Brain training boosts reaction speed by 50%

Game your way to Olympic glory, say Canadians
Game your way to Olympic glory, say Canadians

Stick with those brain training games and you could earn yourself a spot at the 2012 Olympics.

Researchers at the Universite de Montreal found that cognitive workouts for athletes can boost their reaction speeds by up to 53 per cent.

Professor Jocelyn Faubert put a dozen football, tennis and hockey players through multiple object-tracking exercises, then measured their ability to absorb and manage lots of information simultaneously.

Balls out fun

The virtual reality games consisted of following the increasingly rapid movements of a series of balls and identify those that quickly changed colour - hardly World of Warcraft but apparently very popular among aspiring Olympic champions.

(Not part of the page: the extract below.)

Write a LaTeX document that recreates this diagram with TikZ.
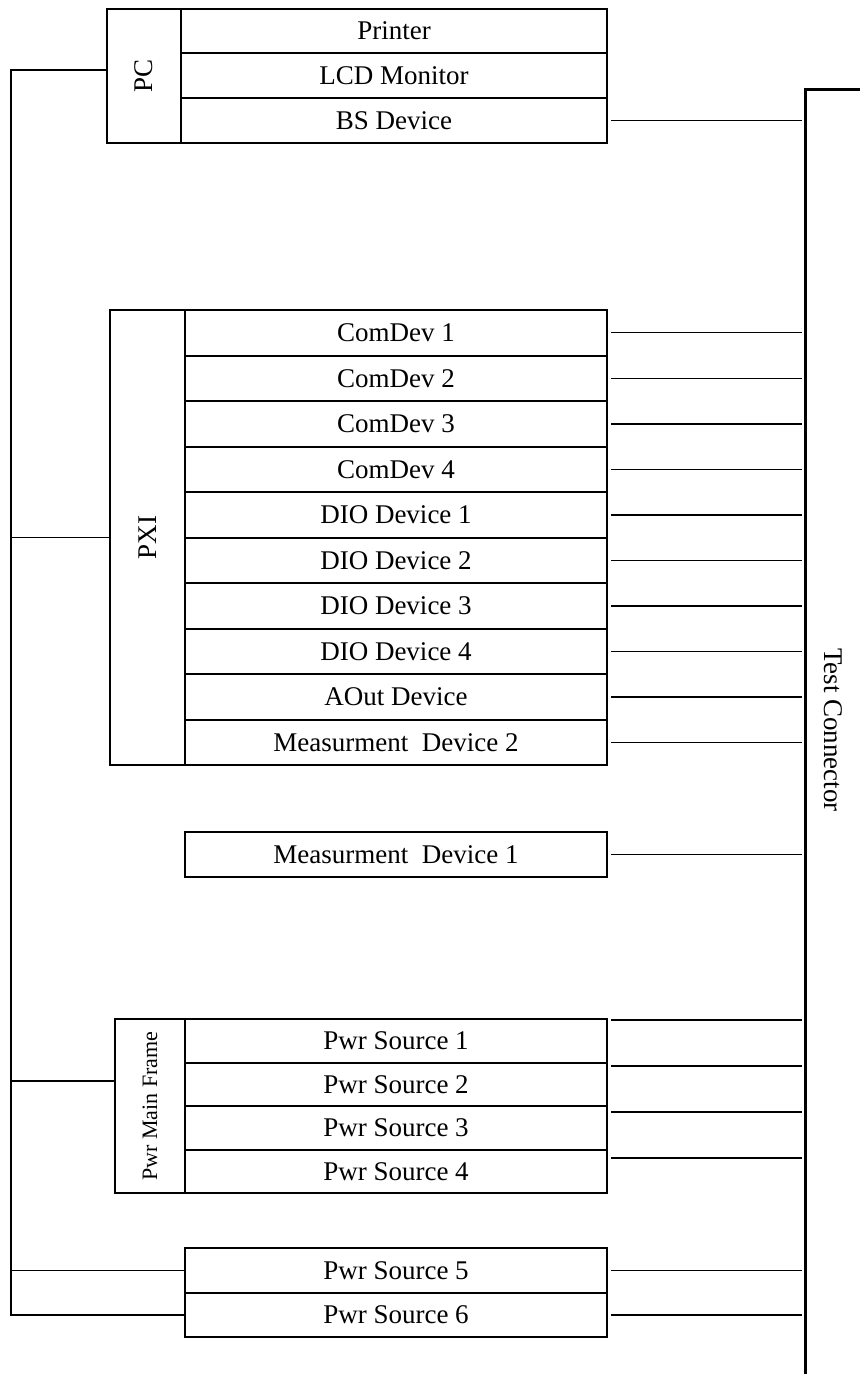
\documentclass[tikz,border=0pt]{standalone}
\usepackage{fontspec}
\setmainfont{Liberation Serif}
\begin{document}
\begin{tikzpicture}[
		x=0.5pt, y=-0.5pt,
		node distance=22.75pt,
		every node/.style={font=\fontsize{13.5}{16}\selectfont},
		row/.style={draw, rectangle, line width=1pt, inner sep=0pt, minimum width=211pt, minimum height=22.75pt},
		unit/.style={draw, rectangle, line width=1pt, inner sep=0pt},
		wire/.style={line width=0.75pt},
		stub/.style={line width=0.75pt, shorten <=1.5pt, shorten >=1.5pt},
		bar/.style={line width=1.5pt}
		]
		
		\useasboundingbox (0,0) rectangle (860,1374);
		
		% PC
		\node (pc) [unit, minimum width=37pt, minimum height=67pt] at (144,76) {\rotatebox{90}{PC}};
		\begin{scope}[node distance=22.4pt, row/.append style={minimum width=213pt, minimum height=22.4pt}]
		\node (printer) [row] at (394,31) {Printer};
		\node (lcd) [row, below of=printer] {LCD Monitor};
		\node (bs) [row, below of=lcd] {BS Device};
		\end{scope}
		
		% PXI
		\node (pxi) [unit, minimum width=37.5pt, minimum height=227.5pt] at (147.5,537.5) {\rotatebox{90}{PXI}};
		\node (cd1) [row] at (396,332.75) {ComDev 1};
		\node (cd2) [row, below of=cd1] {ComDev 2};
		\node (cd3) [row, below of=cd2] {ComDev 3};
		\node (cd4) [row, below of=cd3] {ComDev 4};
		\node (dio1) [row, below of=cd4] {DIO Device 1};
		\node (dio2) [row, below of=dio1] {DIO Device 2};
		\node (dio3) [row, below of=dio2] {DIO Device 3};
		\node (dio4) [row, below of=dio3] {DIO Device 4};
		\node (aout) [row, below of=dio4] {AOut Device};
		\node (md2) [row, below of=aout] {Measurment\ \ Device 2};
		
		\node (md1) [row] at (396,854.5) {Measurment\ \ Device 1};
		
		% power
		\node (pmf) [unit, minimum width=35pt, minimum height=87pt] at (150,1106) {\rotatebox{90}{\fontsize{11}{13}\selectfont Pwr Main Frame}};
		\begin{scope}[node distance=21.75pt, row/.append style={minimum height=21.75pt}]
		\node (ps1) [row] at (396,1040.75) {Pwr Source 1};
		\node (ps2) [row, below of=ps1] {Pwr Source 2};
		\node (ps3) [row, below of=ps2] {Pwr Source 3};
		\node (ps4) [row, below of=ps3] {Pwr Source 4};
		\end{scope}
		\begin{scope}[node distance=22.25pt, row/.append style={minimum height=22.25pt}]
		\node (ps5) [row] at (396,1270.5) {Pwr Source 5};
		\node (ps6) [row, below of=ps5] {Pwr Source 6};
		\end{scope}
		
		% test connector
		\coordinate (hook) at (860,90);
		\coordinate (tc) at (805,90);
		\coordinate (tcend) at (805,1374);
		\draw[bar] (hook) -- (tc) -- (tcend);
		\node (tclabel) at (833,730) {\rotatebox{-90}{Test Connector}};
		
		% left bus
		\coordinate (bus) at (11,70);
		\draw[wire] ([yshift=3pt]pc.west) -- (bus) -- (bus |- ps6.west) -- (ps6.west);
		\draw[wire] (pxi.west) -- (pxi.west -| bus);
		\draw[wire] ([yshift=12.5pt]pmf.west) -- ([yshift=12.5pt]pmf.west -| bus);
		\draw[wire] (ps5.west) -- (ps5.west -| bus);
		
		% stubs to the connector
		\foreach \n in {bs,cd1,cd2,cd3,cd4,dio1,dio2,dio3,dio4,aout,md2,md1,ps5,ps6}
			\draw[stub] (\n.east) -- (\n.east -| tc);
		\foreach \n/\s in {ps1/10.4pt,ps2/9.1pt,ps3/7.9pt,ps4/6.6pt}
			\draw[stub] ([yshift=\s]\n.east) -- ([yshift=\s]\n.east -| tc);
		
	\end{tikzpicture}
\end{document}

"Until now there has been no tool that could rate their cognitive performance," says Faubert. "If an athlete feels both physically and mentally ready, that can only have a positive influence on his or her performance."

It seems to work - fans of Faubert's virtual brain training include a current ice hockey Olympic gold medallist and a North American boxing champ.

The next step for Faubert's flying balls is a full virtual reality set-up comprising helmet, 'cybernetic' gloves and glasses to allow for more complex movements.